*Requirements*. Copy everything from the line with "Write the Chart.js code for this chart." down to the line with "const FONT = 'Liberation", inclusive of both, exactly as written; leave out all pictures.

*Given data*.
........

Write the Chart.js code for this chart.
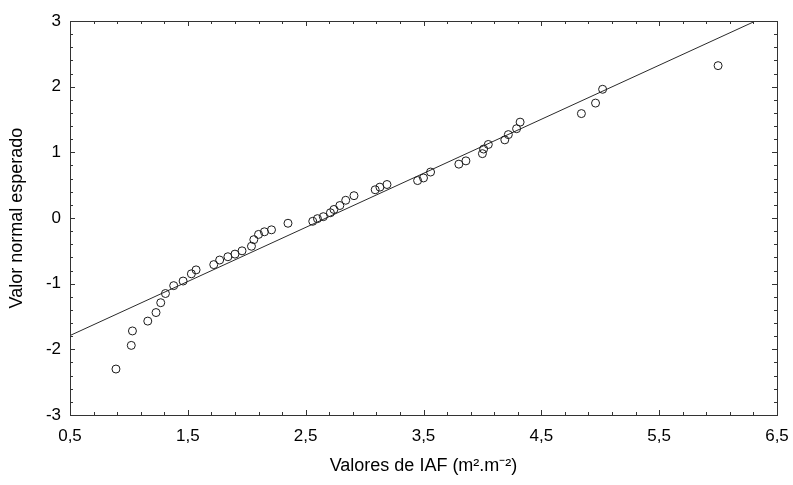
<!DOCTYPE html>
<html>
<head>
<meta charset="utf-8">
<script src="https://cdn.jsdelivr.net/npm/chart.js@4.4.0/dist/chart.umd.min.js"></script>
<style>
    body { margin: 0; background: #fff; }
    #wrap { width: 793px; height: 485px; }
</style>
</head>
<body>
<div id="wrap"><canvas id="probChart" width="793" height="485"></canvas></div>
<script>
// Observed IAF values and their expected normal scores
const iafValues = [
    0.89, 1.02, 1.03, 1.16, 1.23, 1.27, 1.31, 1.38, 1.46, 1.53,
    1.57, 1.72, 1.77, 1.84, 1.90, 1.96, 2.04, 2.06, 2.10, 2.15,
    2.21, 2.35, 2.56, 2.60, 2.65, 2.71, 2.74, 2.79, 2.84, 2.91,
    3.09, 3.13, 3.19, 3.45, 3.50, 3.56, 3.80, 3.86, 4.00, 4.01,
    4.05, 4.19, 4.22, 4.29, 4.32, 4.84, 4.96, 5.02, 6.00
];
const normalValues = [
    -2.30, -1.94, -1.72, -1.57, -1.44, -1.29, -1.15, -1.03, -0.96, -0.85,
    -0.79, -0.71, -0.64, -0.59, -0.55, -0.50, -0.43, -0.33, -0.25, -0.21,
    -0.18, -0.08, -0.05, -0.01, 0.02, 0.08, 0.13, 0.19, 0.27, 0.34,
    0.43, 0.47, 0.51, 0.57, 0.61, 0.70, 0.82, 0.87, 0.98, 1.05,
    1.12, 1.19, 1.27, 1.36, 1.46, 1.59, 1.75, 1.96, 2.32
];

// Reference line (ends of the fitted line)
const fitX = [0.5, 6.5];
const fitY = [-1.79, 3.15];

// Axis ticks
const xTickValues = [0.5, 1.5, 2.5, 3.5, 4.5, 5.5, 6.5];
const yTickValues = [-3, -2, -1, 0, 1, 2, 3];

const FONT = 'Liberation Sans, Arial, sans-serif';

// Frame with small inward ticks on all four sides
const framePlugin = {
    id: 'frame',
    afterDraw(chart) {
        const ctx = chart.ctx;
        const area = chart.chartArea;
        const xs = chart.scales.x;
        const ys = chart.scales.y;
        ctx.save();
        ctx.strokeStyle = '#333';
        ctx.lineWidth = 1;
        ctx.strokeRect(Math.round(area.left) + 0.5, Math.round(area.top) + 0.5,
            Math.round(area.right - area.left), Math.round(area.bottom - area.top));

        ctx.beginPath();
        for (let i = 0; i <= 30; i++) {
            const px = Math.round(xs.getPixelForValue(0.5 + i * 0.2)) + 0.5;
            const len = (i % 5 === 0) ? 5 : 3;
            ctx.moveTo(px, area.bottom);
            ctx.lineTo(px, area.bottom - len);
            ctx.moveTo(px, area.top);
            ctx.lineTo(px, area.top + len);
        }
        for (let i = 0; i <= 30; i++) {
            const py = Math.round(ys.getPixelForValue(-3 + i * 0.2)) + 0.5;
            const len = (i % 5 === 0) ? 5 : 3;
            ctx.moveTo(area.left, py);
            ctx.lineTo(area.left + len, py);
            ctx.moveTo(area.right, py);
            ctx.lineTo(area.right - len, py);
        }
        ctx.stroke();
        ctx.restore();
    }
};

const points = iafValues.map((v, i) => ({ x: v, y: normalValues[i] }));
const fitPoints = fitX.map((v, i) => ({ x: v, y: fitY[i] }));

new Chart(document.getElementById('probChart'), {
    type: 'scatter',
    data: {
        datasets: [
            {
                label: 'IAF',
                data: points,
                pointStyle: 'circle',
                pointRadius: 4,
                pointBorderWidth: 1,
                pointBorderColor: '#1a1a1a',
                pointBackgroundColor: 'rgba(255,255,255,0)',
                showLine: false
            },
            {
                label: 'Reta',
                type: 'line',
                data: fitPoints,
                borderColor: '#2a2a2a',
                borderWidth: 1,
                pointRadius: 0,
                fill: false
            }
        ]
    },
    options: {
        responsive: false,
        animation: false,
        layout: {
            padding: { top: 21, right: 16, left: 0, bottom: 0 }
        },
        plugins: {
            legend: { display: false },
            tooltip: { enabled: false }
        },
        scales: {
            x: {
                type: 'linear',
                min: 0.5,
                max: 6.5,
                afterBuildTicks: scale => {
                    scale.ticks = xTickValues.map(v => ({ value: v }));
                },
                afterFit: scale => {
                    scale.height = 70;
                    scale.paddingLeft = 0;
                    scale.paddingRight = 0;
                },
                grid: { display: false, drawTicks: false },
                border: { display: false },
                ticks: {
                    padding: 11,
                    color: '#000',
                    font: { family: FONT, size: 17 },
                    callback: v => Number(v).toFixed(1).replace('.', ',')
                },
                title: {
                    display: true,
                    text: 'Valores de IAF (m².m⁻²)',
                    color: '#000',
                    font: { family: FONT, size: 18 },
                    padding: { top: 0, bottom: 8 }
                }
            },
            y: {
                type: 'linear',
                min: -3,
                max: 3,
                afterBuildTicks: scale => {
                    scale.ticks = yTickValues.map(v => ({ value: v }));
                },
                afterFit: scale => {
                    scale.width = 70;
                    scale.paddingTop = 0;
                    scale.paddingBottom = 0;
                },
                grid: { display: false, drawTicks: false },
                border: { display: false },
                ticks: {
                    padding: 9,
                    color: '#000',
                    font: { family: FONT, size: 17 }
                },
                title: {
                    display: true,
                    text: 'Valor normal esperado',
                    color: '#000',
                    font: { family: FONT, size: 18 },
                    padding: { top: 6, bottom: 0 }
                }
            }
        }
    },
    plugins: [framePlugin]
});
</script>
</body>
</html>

........

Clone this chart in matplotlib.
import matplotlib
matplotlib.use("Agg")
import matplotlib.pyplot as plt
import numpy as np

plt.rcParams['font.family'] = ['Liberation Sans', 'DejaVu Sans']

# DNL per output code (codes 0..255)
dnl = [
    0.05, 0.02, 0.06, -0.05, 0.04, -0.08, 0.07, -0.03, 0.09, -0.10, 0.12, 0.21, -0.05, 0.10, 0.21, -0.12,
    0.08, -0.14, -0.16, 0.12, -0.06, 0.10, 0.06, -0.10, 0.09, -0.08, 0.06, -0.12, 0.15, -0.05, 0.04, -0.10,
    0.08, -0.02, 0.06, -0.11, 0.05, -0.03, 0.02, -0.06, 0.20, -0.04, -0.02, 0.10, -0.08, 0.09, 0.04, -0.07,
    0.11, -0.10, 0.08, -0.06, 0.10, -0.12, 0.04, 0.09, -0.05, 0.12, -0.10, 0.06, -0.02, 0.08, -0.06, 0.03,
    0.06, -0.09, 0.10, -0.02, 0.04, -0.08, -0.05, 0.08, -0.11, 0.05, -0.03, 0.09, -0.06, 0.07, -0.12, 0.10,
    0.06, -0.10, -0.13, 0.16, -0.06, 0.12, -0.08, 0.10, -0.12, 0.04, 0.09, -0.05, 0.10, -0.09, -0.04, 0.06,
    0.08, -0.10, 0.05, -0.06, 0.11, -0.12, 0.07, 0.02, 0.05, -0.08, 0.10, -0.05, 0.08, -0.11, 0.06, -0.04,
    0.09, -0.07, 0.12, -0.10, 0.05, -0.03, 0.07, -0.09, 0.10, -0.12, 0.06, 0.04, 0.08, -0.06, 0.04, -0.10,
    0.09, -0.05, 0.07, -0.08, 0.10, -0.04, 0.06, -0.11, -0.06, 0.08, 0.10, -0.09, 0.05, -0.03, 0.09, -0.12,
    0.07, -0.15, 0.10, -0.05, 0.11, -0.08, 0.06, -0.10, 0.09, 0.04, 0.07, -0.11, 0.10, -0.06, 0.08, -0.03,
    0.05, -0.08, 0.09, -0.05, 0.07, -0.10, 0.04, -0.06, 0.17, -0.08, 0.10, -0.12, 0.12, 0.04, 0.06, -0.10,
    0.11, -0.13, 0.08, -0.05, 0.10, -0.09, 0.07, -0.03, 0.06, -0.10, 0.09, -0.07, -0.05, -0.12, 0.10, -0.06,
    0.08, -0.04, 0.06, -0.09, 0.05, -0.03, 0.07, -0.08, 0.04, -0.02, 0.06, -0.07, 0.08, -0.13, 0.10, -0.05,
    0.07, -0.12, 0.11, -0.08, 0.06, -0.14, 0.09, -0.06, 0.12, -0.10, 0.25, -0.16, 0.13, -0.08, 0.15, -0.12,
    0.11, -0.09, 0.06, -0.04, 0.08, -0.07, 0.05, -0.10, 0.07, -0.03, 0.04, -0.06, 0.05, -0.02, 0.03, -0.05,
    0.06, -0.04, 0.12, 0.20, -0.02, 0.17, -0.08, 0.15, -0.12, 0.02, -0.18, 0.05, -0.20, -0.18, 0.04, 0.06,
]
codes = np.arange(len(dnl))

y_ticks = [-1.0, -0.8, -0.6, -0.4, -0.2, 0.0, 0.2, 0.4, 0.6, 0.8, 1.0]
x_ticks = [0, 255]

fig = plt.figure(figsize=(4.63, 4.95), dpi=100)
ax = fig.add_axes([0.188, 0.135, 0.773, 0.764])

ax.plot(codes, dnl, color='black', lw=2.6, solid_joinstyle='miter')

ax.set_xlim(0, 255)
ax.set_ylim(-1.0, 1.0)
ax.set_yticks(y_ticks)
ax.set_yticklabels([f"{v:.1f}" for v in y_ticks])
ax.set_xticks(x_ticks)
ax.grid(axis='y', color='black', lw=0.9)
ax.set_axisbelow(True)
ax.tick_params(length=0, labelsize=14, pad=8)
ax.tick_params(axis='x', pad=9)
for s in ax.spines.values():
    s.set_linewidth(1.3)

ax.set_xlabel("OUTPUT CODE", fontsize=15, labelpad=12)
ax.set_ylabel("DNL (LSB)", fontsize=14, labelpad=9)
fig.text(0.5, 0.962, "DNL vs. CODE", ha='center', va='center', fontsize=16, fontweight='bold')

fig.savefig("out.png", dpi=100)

........

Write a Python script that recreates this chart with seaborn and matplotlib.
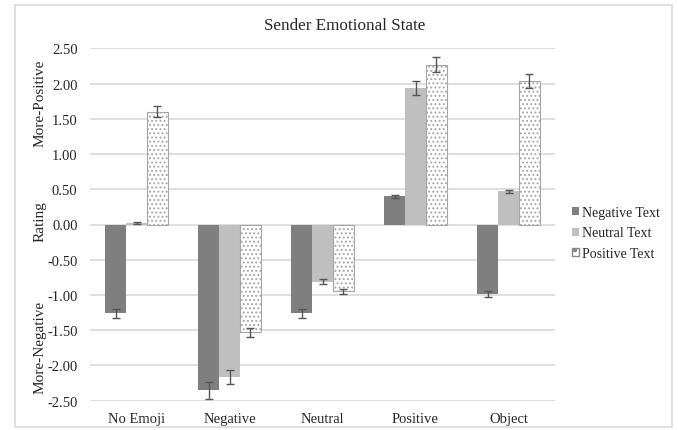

........

*Output of the exercise*.
Write the Chart.js code for this chart.
<!DOCTYPE html>
<html>
<head>
<meta charset="utf-8">
<script src="https://cdn.jsdelivr.net/npm/chart.js@4.4.0/dist/chart.umd.min.js"></script>
<style>
    body { margin: 0; background: #fff; }
    #wrap { width: 793px; height: 485px; }
</style>
</head>
<body>
<div id="wrap"><canvas id="probChart" width="793" height="485"></canvas></div>
<script>
// Observed IAF values and their expected normal scores
const iafValues = [
    0.89, 1.02, 1.03, 1.16, 1.23, 1.27, 1.31, 1.38, 1.46, 1.53,
    1.57, 1.72, 1.77, 1.84, 1.90, 1.96, 2.04, 2.06, 2.10, 2.15,
    2.21, 2.35, 2.56, 2.60, 2.65, 2.71, 2.74, 2.79, 2.84, 2.91,
    3.09, 3.13, 3.19, 3.45, 3.50, 3.56, 3.80, 3.86, 4.00, 4.01,
    4.05, 4.19, 4.22, 4.29, 4.32, 4.84, 4.96, 5.02, 6.00
];
const normalValues = [
    -2.30, -1.94, -1.72, -1.57, -1.44, -1.29, -1.15, -1.03, -0.96, -0.85,
    -0.79, -0.71, -0.64, -0.59, -0.55, -0.50, -0.43, -0.33, -0.25, -0.21,
    -0.18, -0.08, -0.05, -0.01, 0.02, 0.08, 0.13, 0.19, 0.27, 0.34,
    0.43, 0.47, 0.51, 0.57, 0.61, 0.70, 0.82, 0.87, 0.98, 1.05,
    1.12, 1.19, 1.27, 1.36, 1.46, 1.59, 1.75, 1.96, 2.32
];

// Reference line (ends of the fitted line)
const fitX = [0.5, 6.5];
const fitY = [-1.79, 3.15];

// Axis ticks
const xTickValues = [0.5, 1.5, 2.5, 3.5, 4.5, 5.5, 6.5];
const yTickValues = [-3, -2, -1, 0, 1, 2, 3];

const FONT = 'Liberation Sans, Arial, sans-serif';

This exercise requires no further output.